# Question about 3300kv vs 3800kv for RC10T4.3



## superticky (Sep 12, 2018)

Hello everyone!

I have a (maybe) simple question: a few months ago I bought a Team Associated 1/10 2WD RC10T4.3 stadium truck and still enjoying it a lot!
Only modification I had to do was to change the pinion from 18T to 23T to get a speed bump from 23mph to 28 mph with 2S. (I have some previous posts here about it)

A friend is offering me for free a spare but brand new Castle creations 1410 sensorless 3800kv motor (just motor, no ESC) since I have a 1/10 scale 2wd light car which matches the sweet spot of this motor. 

Question is: can I and should I try this motor on my T4.3 using the same ESC? In case yes what would be the benefits? Should I change gearing?

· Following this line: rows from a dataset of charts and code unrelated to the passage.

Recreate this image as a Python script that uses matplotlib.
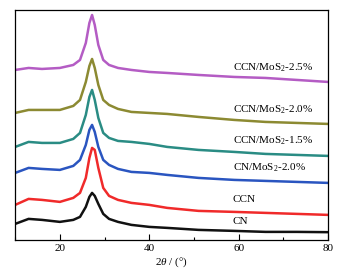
import matplotlib
matplotlib.use("Agg")
import matplotlib.pyplot as plt
from matplotlib.ticker import MultipleLocator

plt.rcParams['font.family'] = ['Liberation Serif', 'DejaVu Serif']
plt.rcParams['mathtext.fontset'] = 'custom'
plt.rcParams['mathtext.rm'] = 'Liberation Serif'
plt.rcParams['mathtext.it'] = 'Liberation Serif:italic'

# 2theta grid (deg) (offset stacked intensity)
two_theta = [10, 13, 16, 20, 23, 24.5, 25.8, 26.6, 27.2, 27.8, 28.6, 29.7, 31, 33, 36, 40, 44, 51, 59, 66, 73, 80]

cn = [16, 21, 20, 18, 20, 23, 33, 43, 47, 44, 36, 26, 21, 18, 15, 13, 12, 10, 9, 8, 8, 7.7]
ccn = [35, 41, 40, 38, 42, 47, 62, 82, 92, 90, 72, 52, 44, 40, 37, 35, 32, 29, 28, 27, 26, 25]
cn_mos2_20 = [67, 72, 71, 70, 74, 80, 95, 110, 115, 108, 93, 80, 75, 71, 68, 67, 65, 62, 60, 59, 58, 57]
ccn_mos2_15 = [93, 98, 97, 97, 101, 107, 125, 143, 150, 140, 122, 107, 102, 99, 98, 96, 93, 90, 88, 86, 85, 84]
ccn_mos2_20 = [127, 130, 130, 130, 134, 140, 158, 174, 181, 172, 155, 140, 135, 131, 128, 127, 126, 123, 120, 118, 117, 116]
ccn_mos2_25 = [170, 172, 171, 172, 175, 180, 197, 217, 225, 215, 195, 180, 175, 172, 170, 168, 167, 165, 163, 162, 160, 158]

series = [cn, ccn, cn_mos2_20, ccn_mos2_15, ccn_mos2_20, ccn_mos2_25]
labels = ['CN', 'CCN', 'CN/MoS$_2$-2.0%', 'CCN/MoS$_2$-1.5%', 'CCN/MoS$_2$-2.0%', 'CCN/MoS$_2$-2.5%']
label_y = [18, 40, 72, 99, 130, 172]
colors = ['#111111', '#f02a2a', '#2a55c0', '#2a8c84', '#8c8a32', '#b45cc4']

fig = plt.figure(figsize=(3.45, 2.77), dpi=100)
ax = fig.add_axes([0.044, 0.134, 0.907, 0.830])

for y, c in zip(series, colors):
    ax.plot(two_theta, y, color=c, lw=1.8)

for lab, ly in zip(labels, label_y):
    ax.text(58.7, ly, lab, fontsize=8, va='center', ha='left')

ax.set_xlim(10, 80)
ax.set_ylim(0, 230)
ax.set_xticks([20, 40, 60, 80])
ax.xaxis.set_minor_locator(MultipleLocator(10))
ax.tick_params(axis='x', which='major', direction='in', length=4, width=0.8, labelsize=8, pad=3)
ax.tick_params(axis='x', which='minor', direction='in', length=2.5, width=0.8)
ax.set_yticks([])
for s in ax.spines.values():
    s.set_linewidth(0.9)
ax.set_xlabel(r'2$\it{\theta}$ / (°)', fontsize=8, labelpad=2)

fig.savefig('out.png', dpi=100)
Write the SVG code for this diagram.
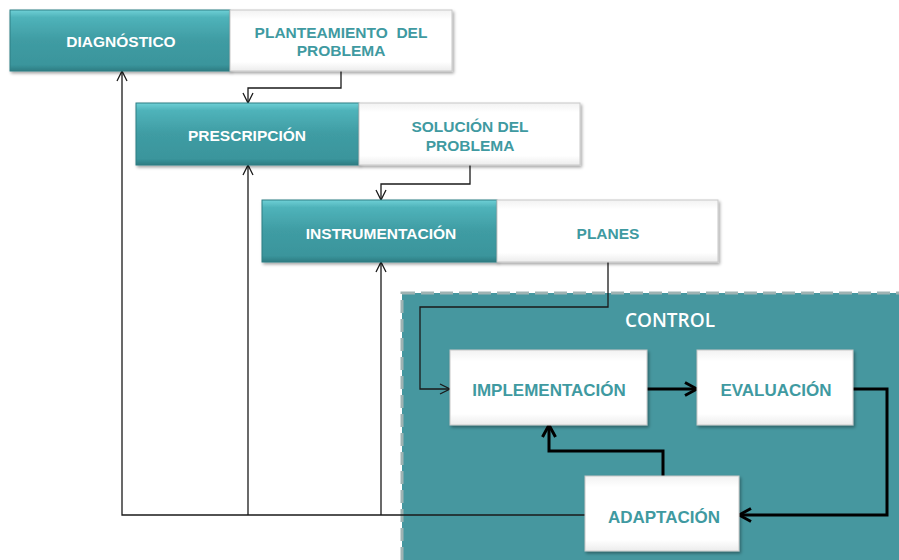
<svg xmlns="http://www.w3.org/2000/svg" width="899" height="560" viewBox="0 0 899 560">
<style>
.teal{fill:url(#tg);stroke:#2f7e84;stroke-width:1}
.wht{fill:url(#wg);stroke:#c8c8c8;stroke-width:1}
.tw{font-family:"Liberation Sans",Arial,sans-serif;font-weight:bold;font-size:15.5px;fill:#ffffff;text-anchor:middle}
.tt{font-family:"Liberation Sans",Arial,sans-serif;font-weight:bold;font-size:15.5px;fill:#3f9aa1;text-anchor:middle}
.tc{font-family:"Liberation Sans",Arial,sans-serif;font-weight:bold;font-size:17px;fill:#3f9aa1;text-anchor:middle}
.thin{fill:none;stroke:#1a1a1a;stroke-width:1.3}
.thick{fill:none;stroke:#000;stroke-width:3}
</style>
<defs>
<linearGradient id="tg" x1="0" y1="0" x2="0" y2="1">
<stop offset="0" stop-color="#6fd0d6"/>
<stop offset="0.12" stop-color="#4fb3ba"/>
<stop offset="0.5" stop-color="#3f9ca3"/>
<stop offset="0.9" stop-color="#3a959c"/>
<stop offset="1" stop-color="#2d7c82"/>
</linearGradient>
<linearGradient id="wg" x1="0" y1="0" x2="0" y2="1">
<stop offset="0" stop-color="#f2f2f2"/>
<stop offset="0.15" stop-color="#ffffff"/>
<stop offset="0.85" stop-color="#ffffff"/>
<stop offset="1" stop-color="#ececec"/>
</linearGradient>
<filter id="sh" x="-10%" y="-10%" width="130%" height="140%">
<feDropShadow dx="1.5" dy="2" stdDeviation="1.5" flood-color="#000" flood-opacity="0.35"/>
</filter>
<marker id="ah" viewBox="0 0 12 12" refX="11" refY="6" markerWidth="12" markerHeight="12" markerUnits="userSpaceOnUse" orient="auto">
<path d="M1,1 L11,6 L1,11" fill="none" stroke="#1a1a1a" stroke-width="1.3"/>
</marker>
<marker id="ahk" viewBox="0 0 16 16" refX="14" refY="8" markerWidth="16" markerHeight="16" markerUnits="userSpaceOnUse" orient="auto">
<path d="M2,1.5 L14,8 L2,14.5" fill="none" stroke="#000" stroke-width="3"/>
</marker>
</defs>
<rect width="899" height="560" fill="#ffffff"/>
<g id="control">
<rect x="402" y="293" width="500" height="270" fill="#46979f" stroke="#9fb3b3" stroke-width="3" stroke-dasharray="13 6"/>
<text x="670" y="327" font-family="'Open Sans','Noto Sans',sans-serif" font-size="19" font-weight="600" fill="#ffffff" text-anchor="middle">CONTROL</text>
</g>
<g id="connectors">
<polyline class="thin" points="341,71 341,88 248,88 248,103" marker-end="url(#ah)"/>
<polyline class="thin" points="470,165 470,184 381,184 381,200" marker-end="url(#ah)"/>
<polyline class="thin" points="608,262 608,307 420,307 420,389 450,389" marker-end="url(#ah)"/>
<polyline class="thin" points="585,515 122,515 122,71" marker-end="url(#ah)"/>
<polyline class="thin" points="248,515 248,165" marker-end="url(#ah)"/>
<polyline class="thin" points="381,515 381,262" marker-end="url(#ah)"/>
<polyline class="thick" points="647,389 697,389" marker-end="url(#ahk)"/>
<polyline class="thick" points="853,389 887,389 887,515 739,515" marker-end="url(#ahk)"/>
<polyline class="thick" points="663,476 663,451 549,451 549,425" marker-end="url(#ahk)"/>
</g>
<g id="diagnostico">
<rect class="teal" x="10" y="10" width="220" height="61" filter="url(#sh)"/>
<text class="tw" x="121" y="47">DIAGNÓSTICO</text>
</g>
<g id="planteamiento">
<rect class="wht" x="230" y="10" width="222" height="61" filter="url(#sh)"/>
<text class="tt" x="341" y="38" xml:space="preserve">PLANTEAMIENTO  DEL</text>
<text class="tt" x="341" y="56">PROBLEMA</text>
</g>
<g id="prescripcion">
<rect class="teal" x="136" y="103" width="223" height="62" filter="url(#sh)"/>
<text class="tw" x="247" y="141">PRESCRIPCIÓN</text>
</g>
<g id="solucion">
<rect class="wht" x="359" y="103" width="221" height="62" filter="url(#sh)"/>
<text class="tt" x="470" y="132">SOLUCIÓN DEL</text>
<text class="tt" x="470" y="151">PROBLEMA</text>
</g>
<g id="instrumentacion">
<rect class="teal" x="262" y="200" width="235" height="62" filter="url(#sh)"/>
<text class="tw" x="381" y="239">INSTRUMENTACIÓN</text>
</g>
<g id="planes">
<rect class="wht" x="497" y="200" width="221" height="62" filter="url(#sh)"/>
<text class="tt" x="608" y="239">PLANES</text>
</g>
<g id="implementacion">
<rect class="wht" x="450" y="350" width="197" height="75" filter="url(#sh)"/>
<text class="tc" x="549" y="396">IMPLEMENTACIÓN</text>
</g>
<g id="evaluacion">
<rect class="wht" x="697" y="350" width="156" height="75" filter="url(#sh)"/>
<text class="tc" x="776" y="396">EVALUACIÓN</text>
</g>
<g id="adaptacion">
<rect class="wht" x="585" y="476" width="154" height="75" filter="url(#sh)"/>
<text class="tc" x="664" y="523">ADAPTACIÓN</text>
</g>
</svg>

Current motor is: Reedy 540-SL4 Sensorless Brushless Motor 3300kv

I’m not sure the impact a 3800 would have over a 3300 in my car, esc and gearing.

Current ESC is supposed to handle the castle 3800kv since the specs are:
Reedy SC600-BL Sensorless Brushless ESC. Motor Limit with 2S LiPo 3900kV

My current gearing with the 3300kv is 23T 87 and I get max 28mph. Motor still warm, not hot except when there is thick dirt or short grass. Hot but still touchable with hands.
Is it worth the trouble?

Thank you guys!


----------